Following the military intervention in Iraq by the United States in 2003, the Iraqi government was overthrown, and the Ba'ath party was outlawed. Strong speculation followed that the U.S. government would press for a change in the Iraqi flag to remove its pan-Arab symbolism, and to make a definitive break with the period of Ba'athist rule. To a degree, this view was shared by some groups in Iraq. In addition to some displeasure among Iraqis who had suffered under Saddam Hussein to retaining national symbols used by his government, there was also strong aversion to the flag from Iraq's Kurdish minority, who resented its evocation of pan-Arabism. However, Iraqi opponents of changing the flag argued that since the flag had been used since 1963, long before Saddam Hussein's presidency, it was unfair to characterise it as a "Saddamist" flag. They also stressed that pan-Arabism has been a dominant popular principle among Iraqi's majority population for decades prior to Iraqi independence in 1932.

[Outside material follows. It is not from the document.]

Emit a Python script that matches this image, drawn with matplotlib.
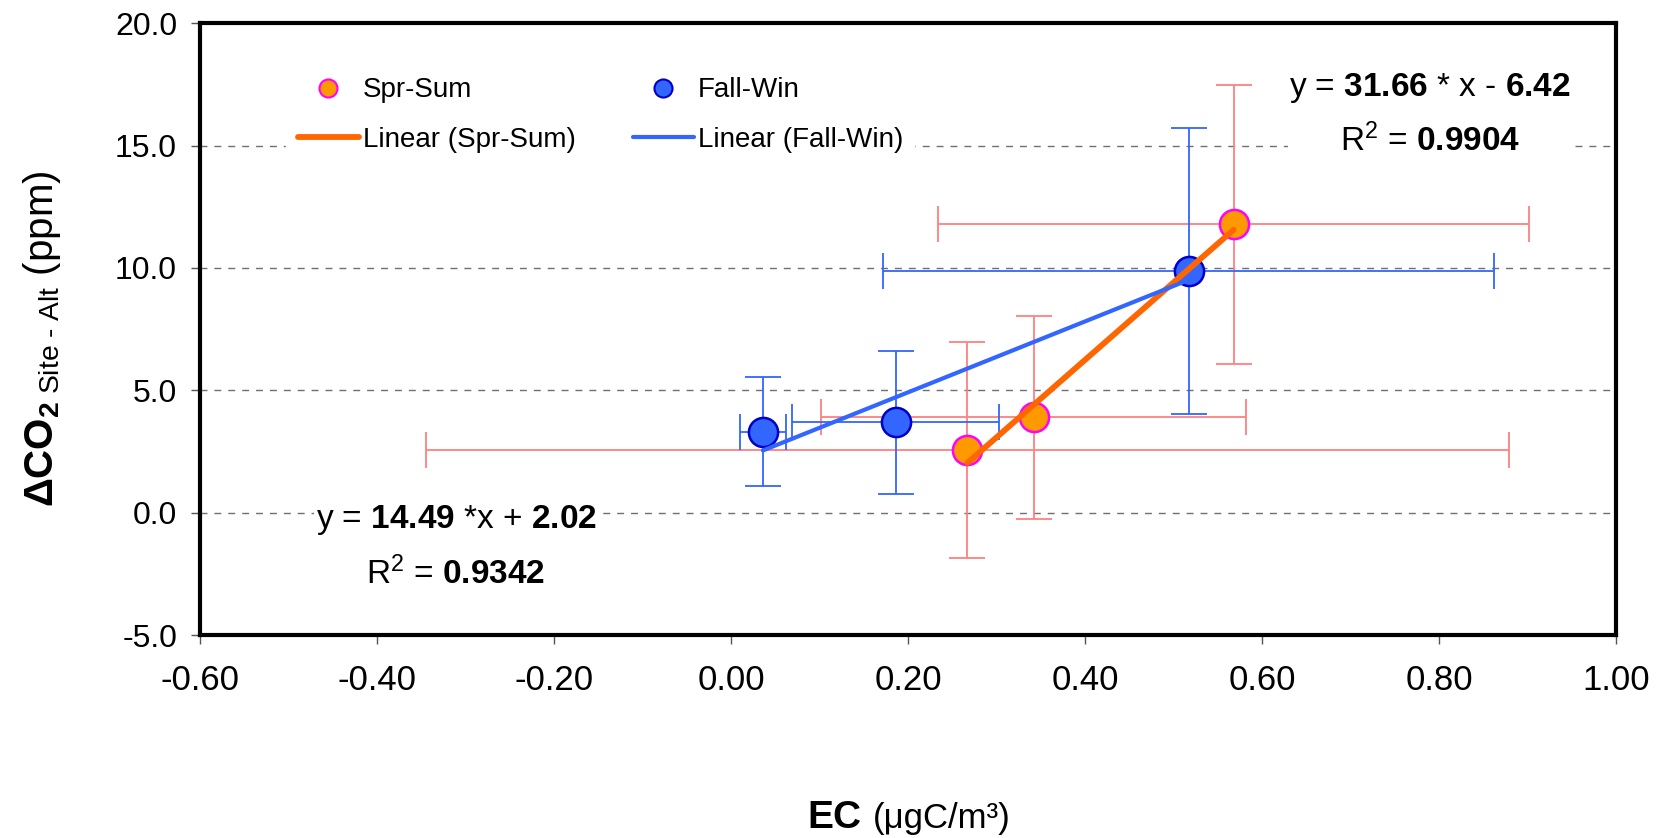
import matplotlib.pyplot as plt
from matplotlib.lines import Line2D
from matplotlib.ticker import FormatStrFormatter

plt.rcParams['font.family'] = ['Liberation Sans', 'DejaVu Sans']
plt.rcParams['mathtext.fontset'] = 'custom'
plt.rcParams['mathtext.rm'] = 'Liberation Sans'
plt.rcParams['mathtext.it'] = 'Liberation Sans:italic'
plt.rcParams['mathtext.bf'] = 'Liberation Sans:bold'
plt.rcParams['axes.unicode_minus'] = False

# Spring-summer points
ss_x = [0.267, 0.342, 0.568]
ss_y = [2.56, 3.90, 11.78]
ss_xerr = [0.612, 0.240, 0.334]
ss_yerr = [4.42, 4.15, 5.71]

# Fall-winter points
fw_x = [0.036, 0.186, 0.517]
fw_y = [3.31, 3.69, 9.88]
fw_xerr = [0.026, 0.117, 0.345]
fw_yerr = [2.22, 2.93, 5.84]

# linear fits (slope, intercept, r2)
ss_fit = (31.66, -6.42, 0.9904)
fw_fit = (14.49, 2.02, 0.9342)

x_ticks = [-0.6, -0.4, -0.2, 0.0, 0.2, 0.4, 0.6, 0.8, 1.0]
y_ticks = [-5, 0, 5, 10, 15, 20]

c_ss_face, c_ss_edge, c_ss_err, c_ss_line = '#FF9900', '#FF00FF', '#FF8080', '#FF6600'
c_fw_face, c_fw_edge, c_fw_line = '#3366FF', '#0000CC', '#3366FF'

fig = plt.figure(figsize=(16.71, 8.38), dpi=100)
ax = fig.add_axes([0.1197, 0.2422, 0.8474, 0.7300])

ax.set_xlim(x_ticks[0], x_ticks[-1])
ax.set_ylim(y_ticks[0], y_ticks[-1])
ax.set_xticks(x_ticks)
ax.set_yticks(y_ticks)
ax.xaxis.set_major_formatter(FormatStrFormatter('%.2f'))
ax.yaxis.set_major_formatter(FormatStrFormatter('%.1f'))

# dashed horizontal grid
for yv in y_ticks[1:-1]:
    ax.axhline(yv, color='#707070', lw=1.0, dashes=(5, 5), zorder=0)

# error bars
ax.errorbar(ss_x, ss_y, xerr=ss_xerr, yerr=ss_yerr, fmt='none', ecolor=c_ss_err,
            elinewidth=1.3, capsize=13, capthick=1.3, zorder=2)
ax.errorbar(fw_x, fw_y, xerr=fw_xerr, yerr=fw_yerr, fmt='none', ecolor=c_fw_line,
            elinewidth=1.3, capsize=13, capthick=1.3, zorder=2)

# markers
ax.plot(ss_x, ss_y, 'o', ms=21, mfc=c_ss_face, mec=c_ss_edge, mew=1.8, zorder=3)
ax.plot(fw_x, fw_y, 'o', ms=21, mfc=c_fw_face, mec=c_fw_edge, mew=1.8, zorder=3)

# trend lines over the data range
ss_lx = [min(ss_x), max(ss_x)]
fw_lx = [min(fw_x), max(fw_x)]
ax.plot(ss_lx, [ss_fit[0] * v + ss_fit[1] for v in ss_lx], color=c_ss_line,
        lw=4.2, solid_capstyle='round', zorder=4)
ax.plot(fw_lx, [fw_fit[0] * v + fw_fit[1] for v in fw_lx], color=c_fw_line,
        lw=3, solid_capstyle='round', zorder=4)

# frame and ticks
for s in ax.spines.values():
    s.set_linewidth(3)
    s.set_color('black')
ax.tick_params(direction='out', length=6.5, width=1, color='#555555')
ax.tick_params(axis='x', labelsize=25, pad=14)
ax.tick_params(axis='y', labelsize=23, pad=10)

# legend
handles = [
    Line2D([], [], ls='none', marker='o', ms=13, mfc=c_ss_face, mec=c_ss_edge, mew=1.5),
    Line2D([], [], color=c_ss_line, lw=4.2, solid_capstyle='round'),
    Line2D([], [], ls='none', marker='o', ms=13, mfc=c_fw_face, mec=c_fw_edge, mew=1.5),
    Line2D([], [], color=c_fw_line, lw=3, solid_capstyle='round'),
]
labels = ['Spr-Sum', 'Linear (Spr-Sum)', 'Fall-Win', 'Linear (Fall-Win)']
leg = ax.legend(handles, labels, ncol=2, loc='upper left', bbox_to_anchor=(0.061, 0.930),
                borderaxespad=0, fontsize=20, frameon=True, fancybox=False,
                edgecolor='white', facecolor='white', framealpha=1,
                handlelength=2.2, handletextpad=0.15, columnspacing=2.05,
                labelspacing=0.85, borderpad=0.4)
leg.set_zorder(5)

# fit equations
box = dict(fc='white', ec='none', pad=1)
ax.text(0.8686, 0.8507,
        'y = $\\mathbf{%.2f}$ * x - $\\mathbf{%.2f}$\nR$^2$ = $\\mathbf{%.4f}$'
        % (ss_fit[0], -ss_fit[1], ss_fit[2]),
        transform=ax.transAxes, ha='center', va='center', multialignment='center',
        fontsize=24, linespacing=1.7, bbox=box, zorder=5)
ax.text(0.1808, 0.1439,
        'y = $\\mathbf{%.2f}$ *x + $\\mathbf{%.2f}$\nR$^2$ = $\\mathbf{%.4f}$'
        % (fw_fit[0], fw_fit[1], fw_fit[2]),
        transform=ax.transAxes, ha='center', va='center', multialignment='center',
        fontsize=24, linespacing=1.7, bbox=box, zorder=5)

# axis titles
ax.set_ylabel('$\\mathbf{\\Delta CO}_{\\mathbf{2}\\ \\text{Site - Alt}}$ (ppm)', fontsize=29)
ax.yaxis.set_label_coords(-0.097, 0.485)
fig.text(861 / 1671, 0.012, 'EC', ha='right', va='baseline', fontsize=28, fontweight='bold')
fig.text(873 / 1671, 0.012, '(\u03bcgC/m\u00b3)', ha='left', va='baseline', fontsize=25)

fig.savefig('out.png', dpi=100)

On 14 August 2004 the U.S.-appointed Iraqi Governing Council (IGC) announced a new flag during Saddam's Iraq. The IGC stated that, from around 30 competing entries, it had chosen a design by the distinguished Iraqi artist-architect Rifat Chadirji, who lived in London, and is a brother of a member of the IGC. Chadirji commented that the guidelines stipulated that Iraq should be portrayed as part of the Western world, with historical elements included. His design was inspired by the flags of Canada and Switzerland.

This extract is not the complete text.